Start Input data

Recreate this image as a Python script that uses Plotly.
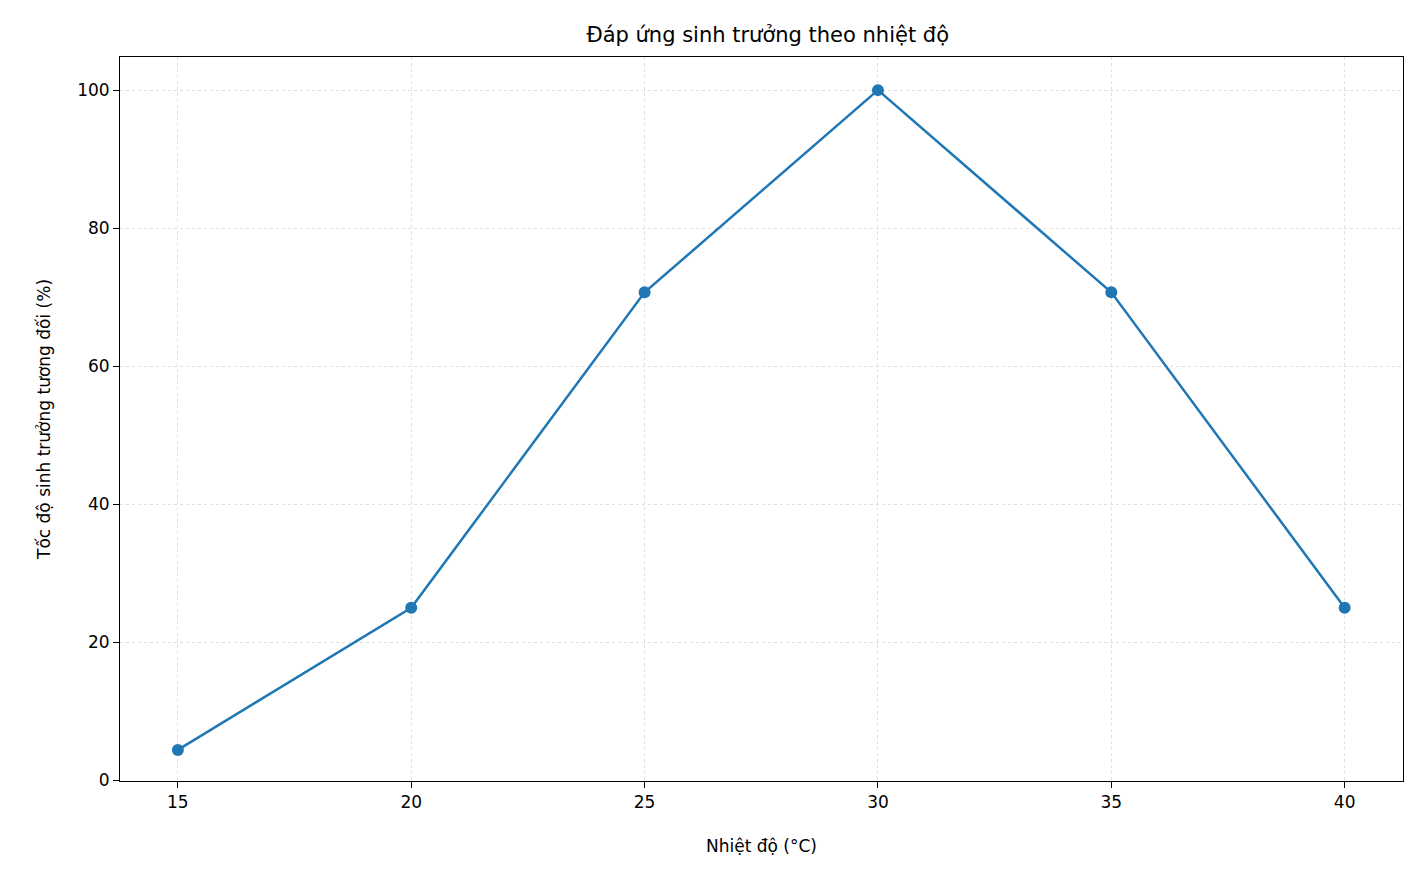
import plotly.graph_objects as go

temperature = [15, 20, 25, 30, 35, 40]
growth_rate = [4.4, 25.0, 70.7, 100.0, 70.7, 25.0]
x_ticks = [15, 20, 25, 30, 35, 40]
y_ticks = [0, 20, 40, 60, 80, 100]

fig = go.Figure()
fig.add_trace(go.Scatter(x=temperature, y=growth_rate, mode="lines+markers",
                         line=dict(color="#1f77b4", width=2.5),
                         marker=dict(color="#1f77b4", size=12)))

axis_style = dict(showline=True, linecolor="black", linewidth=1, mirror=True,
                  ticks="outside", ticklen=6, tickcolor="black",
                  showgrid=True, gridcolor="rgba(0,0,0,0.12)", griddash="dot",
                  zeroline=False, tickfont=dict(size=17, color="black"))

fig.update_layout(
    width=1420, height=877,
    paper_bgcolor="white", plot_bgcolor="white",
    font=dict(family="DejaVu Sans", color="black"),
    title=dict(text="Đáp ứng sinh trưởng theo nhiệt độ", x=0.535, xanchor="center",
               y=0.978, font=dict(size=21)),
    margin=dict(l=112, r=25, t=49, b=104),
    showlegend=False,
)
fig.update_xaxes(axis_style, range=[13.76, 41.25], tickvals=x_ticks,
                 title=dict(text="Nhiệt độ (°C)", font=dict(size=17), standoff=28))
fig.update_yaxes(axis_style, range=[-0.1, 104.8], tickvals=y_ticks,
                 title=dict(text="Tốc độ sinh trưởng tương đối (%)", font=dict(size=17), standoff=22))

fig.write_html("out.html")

End Input data
Start Input data

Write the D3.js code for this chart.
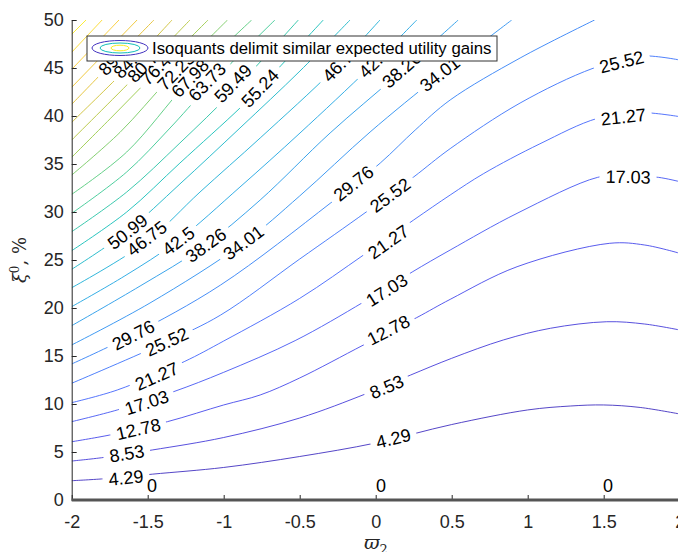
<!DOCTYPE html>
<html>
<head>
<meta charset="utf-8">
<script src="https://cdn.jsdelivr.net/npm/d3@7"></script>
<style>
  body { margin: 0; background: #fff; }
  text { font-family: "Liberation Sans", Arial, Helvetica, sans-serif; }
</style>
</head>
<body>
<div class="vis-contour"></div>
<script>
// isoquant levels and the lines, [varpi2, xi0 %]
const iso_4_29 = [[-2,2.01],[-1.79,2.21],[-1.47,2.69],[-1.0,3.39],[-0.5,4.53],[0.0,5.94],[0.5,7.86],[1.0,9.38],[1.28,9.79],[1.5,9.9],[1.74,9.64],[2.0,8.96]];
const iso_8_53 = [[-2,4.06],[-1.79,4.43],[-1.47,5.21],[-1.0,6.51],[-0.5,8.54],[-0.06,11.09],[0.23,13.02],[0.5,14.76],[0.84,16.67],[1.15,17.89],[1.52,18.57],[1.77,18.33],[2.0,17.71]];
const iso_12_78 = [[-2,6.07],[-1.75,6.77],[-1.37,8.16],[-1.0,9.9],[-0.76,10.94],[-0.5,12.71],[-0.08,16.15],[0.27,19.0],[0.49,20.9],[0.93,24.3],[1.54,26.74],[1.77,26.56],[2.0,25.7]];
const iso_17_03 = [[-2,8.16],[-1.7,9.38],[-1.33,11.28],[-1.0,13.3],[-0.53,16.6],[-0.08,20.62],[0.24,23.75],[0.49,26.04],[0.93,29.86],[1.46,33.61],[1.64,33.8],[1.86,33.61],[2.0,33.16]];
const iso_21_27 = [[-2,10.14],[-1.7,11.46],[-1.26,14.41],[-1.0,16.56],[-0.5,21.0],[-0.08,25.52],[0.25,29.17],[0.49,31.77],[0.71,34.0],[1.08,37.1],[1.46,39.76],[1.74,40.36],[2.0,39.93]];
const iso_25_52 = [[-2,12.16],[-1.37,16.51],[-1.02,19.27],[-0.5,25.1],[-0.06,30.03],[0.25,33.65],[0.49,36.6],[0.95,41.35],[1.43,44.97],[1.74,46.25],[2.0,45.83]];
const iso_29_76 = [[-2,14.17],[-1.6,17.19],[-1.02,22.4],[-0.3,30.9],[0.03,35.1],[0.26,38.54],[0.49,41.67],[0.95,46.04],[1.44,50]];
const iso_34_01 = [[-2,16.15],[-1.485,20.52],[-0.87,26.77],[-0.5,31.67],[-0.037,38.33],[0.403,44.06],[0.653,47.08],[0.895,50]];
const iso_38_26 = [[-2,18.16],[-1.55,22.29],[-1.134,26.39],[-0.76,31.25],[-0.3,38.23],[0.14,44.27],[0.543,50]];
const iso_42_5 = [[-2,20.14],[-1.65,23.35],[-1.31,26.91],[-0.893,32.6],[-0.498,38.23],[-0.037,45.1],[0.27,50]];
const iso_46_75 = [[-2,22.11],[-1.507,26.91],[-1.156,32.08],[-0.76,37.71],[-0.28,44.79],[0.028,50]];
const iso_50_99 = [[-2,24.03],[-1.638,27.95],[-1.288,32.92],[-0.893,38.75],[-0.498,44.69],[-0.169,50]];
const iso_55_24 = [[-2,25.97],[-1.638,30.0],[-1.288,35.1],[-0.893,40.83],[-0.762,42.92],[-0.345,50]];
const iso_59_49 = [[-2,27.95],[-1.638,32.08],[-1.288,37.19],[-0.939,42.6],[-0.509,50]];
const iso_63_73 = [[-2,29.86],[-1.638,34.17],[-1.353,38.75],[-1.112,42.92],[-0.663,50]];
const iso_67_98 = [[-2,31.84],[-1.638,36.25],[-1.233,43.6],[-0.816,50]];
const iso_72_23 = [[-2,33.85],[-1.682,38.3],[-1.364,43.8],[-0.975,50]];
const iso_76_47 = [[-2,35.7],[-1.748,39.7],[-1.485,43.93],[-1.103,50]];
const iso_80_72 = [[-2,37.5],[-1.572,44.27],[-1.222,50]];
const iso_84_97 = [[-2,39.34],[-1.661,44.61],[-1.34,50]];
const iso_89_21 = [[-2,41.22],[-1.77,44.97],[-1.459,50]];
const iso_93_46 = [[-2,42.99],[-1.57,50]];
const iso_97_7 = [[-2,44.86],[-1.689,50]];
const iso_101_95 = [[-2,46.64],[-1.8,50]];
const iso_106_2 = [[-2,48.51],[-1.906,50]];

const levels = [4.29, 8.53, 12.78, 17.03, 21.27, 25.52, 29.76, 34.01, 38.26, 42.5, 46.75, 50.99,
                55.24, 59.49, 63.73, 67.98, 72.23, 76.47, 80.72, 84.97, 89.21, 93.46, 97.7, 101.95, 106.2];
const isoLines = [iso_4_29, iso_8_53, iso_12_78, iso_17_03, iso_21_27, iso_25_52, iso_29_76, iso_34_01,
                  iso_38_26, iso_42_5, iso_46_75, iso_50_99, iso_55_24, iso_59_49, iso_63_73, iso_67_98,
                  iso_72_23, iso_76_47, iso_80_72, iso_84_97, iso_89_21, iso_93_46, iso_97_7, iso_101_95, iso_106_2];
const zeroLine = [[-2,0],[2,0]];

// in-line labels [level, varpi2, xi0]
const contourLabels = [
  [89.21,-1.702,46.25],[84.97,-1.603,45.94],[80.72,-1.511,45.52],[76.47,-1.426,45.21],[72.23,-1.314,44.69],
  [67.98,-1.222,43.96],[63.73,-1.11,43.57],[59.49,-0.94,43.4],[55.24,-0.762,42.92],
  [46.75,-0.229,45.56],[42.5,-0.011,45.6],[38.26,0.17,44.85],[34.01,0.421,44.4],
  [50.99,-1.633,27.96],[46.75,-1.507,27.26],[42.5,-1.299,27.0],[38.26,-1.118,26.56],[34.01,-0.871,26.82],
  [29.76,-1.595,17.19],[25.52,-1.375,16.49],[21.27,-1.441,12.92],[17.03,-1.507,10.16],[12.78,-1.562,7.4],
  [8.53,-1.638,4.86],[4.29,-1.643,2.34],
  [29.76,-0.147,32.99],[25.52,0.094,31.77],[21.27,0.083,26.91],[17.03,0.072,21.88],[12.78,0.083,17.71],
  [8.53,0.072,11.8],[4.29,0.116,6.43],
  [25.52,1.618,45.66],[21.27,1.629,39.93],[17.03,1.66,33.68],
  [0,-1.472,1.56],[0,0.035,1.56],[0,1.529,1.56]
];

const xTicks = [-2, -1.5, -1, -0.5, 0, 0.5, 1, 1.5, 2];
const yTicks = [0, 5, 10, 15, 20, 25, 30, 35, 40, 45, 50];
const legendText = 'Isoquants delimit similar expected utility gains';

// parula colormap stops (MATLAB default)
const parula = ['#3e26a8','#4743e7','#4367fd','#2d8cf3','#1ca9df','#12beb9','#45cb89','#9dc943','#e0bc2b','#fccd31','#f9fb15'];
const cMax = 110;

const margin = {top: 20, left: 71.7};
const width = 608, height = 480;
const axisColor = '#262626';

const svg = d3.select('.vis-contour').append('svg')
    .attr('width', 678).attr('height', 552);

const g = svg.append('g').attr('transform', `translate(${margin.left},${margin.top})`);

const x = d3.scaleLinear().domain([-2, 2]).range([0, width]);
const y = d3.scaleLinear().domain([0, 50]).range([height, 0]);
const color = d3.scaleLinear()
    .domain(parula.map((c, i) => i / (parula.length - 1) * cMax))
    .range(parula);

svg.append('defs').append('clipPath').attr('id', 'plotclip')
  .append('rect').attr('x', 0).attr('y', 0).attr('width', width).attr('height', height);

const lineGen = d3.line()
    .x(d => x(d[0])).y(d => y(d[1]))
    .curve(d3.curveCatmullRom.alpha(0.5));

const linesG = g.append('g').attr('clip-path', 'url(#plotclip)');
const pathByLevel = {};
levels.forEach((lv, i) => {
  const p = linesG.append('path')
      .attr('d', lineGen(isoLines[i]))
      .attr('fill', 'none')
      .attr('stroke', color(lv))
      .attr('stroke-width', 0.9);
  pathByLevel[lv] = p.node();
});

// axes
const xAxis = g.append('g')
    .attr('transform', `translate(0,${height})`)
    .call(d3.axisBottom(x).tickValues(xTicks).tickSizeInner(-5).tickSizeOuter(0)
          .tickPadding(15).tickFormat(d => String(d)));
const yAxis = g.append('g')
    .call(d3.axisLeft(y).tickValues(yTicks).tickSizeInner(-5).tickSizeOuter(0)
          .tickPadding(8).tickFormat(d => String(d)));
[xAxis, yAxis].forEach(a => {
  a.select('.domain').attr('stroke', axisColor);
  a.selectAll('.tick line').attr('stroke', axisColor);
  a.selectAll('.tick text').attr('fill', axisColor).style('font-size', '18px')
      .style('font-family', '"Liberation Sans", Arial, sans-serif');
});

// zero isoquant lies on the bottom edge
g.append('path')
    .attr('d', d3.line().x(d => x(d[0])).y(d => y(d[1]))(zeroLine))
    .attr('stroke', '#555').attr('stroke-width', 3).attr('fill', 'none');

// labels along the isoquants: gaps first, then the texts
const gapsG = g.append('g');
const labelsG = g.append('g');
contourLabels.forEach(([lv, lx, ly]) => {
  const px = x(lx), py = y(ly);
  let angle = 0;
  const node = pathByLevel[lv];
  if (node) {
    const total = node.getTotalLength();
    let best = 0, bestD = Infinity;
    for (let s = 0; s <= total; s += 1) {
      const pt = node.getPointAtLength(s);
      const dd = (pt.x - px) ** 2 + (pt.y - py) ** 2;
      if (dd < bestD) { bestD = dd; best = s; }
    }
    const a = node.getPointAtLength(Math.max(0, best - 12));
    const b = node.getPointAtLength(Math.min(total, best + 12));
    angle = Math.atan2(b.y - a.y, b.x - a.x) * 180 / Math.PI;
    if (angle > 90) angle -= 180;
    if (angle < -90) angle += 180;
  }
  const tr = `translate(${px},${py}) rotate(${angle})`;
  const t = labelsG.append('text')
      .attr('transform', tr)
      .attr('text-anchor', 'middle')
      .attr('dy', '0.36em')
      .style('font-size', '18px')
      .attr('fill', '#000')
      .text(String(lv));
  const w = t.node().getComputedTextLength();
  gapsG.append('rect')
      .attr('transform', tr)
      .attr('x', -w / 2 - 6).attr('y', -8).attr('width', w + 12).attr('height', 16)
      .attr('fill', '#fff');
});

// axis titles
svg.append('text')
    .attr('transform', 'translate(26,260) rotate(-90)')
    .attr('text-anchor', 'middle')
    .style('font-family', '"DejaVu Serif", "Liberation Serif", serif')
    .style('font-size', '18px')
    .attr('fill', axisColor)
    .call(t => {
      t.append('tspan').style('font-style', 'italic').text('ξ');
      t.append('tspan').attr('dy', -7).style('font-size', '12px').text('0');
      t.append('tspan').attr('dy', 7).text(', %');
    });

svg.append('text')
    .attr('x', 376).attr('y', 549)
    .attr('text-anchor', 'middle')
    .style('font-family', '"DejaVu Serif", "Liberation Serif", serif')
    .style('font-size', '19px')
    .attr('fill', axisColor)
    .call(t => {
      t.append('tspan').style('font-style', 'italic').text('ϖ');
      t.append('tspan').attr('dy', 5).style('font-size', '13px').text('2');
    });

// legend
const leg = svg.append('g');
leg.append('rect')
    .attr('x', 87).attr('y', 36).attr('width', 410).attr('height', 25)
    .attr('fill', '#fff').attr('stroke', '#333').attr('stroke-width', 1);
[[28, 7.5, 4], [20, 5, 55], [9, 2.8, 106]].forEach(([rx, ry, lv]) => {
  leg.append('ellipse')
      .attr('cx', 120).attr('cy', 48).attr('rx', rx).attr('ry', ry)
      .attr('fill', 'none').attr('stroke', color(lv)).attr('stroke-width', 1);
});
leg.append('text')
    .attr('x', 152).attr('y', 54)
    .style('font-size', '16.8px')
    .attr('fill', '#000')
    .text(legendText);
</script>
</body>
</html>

End Input data

#### [Requirement]
Of the lines in the records, how many contain the word "script"? Answer with the number and nothing else.

#### [Answer]
4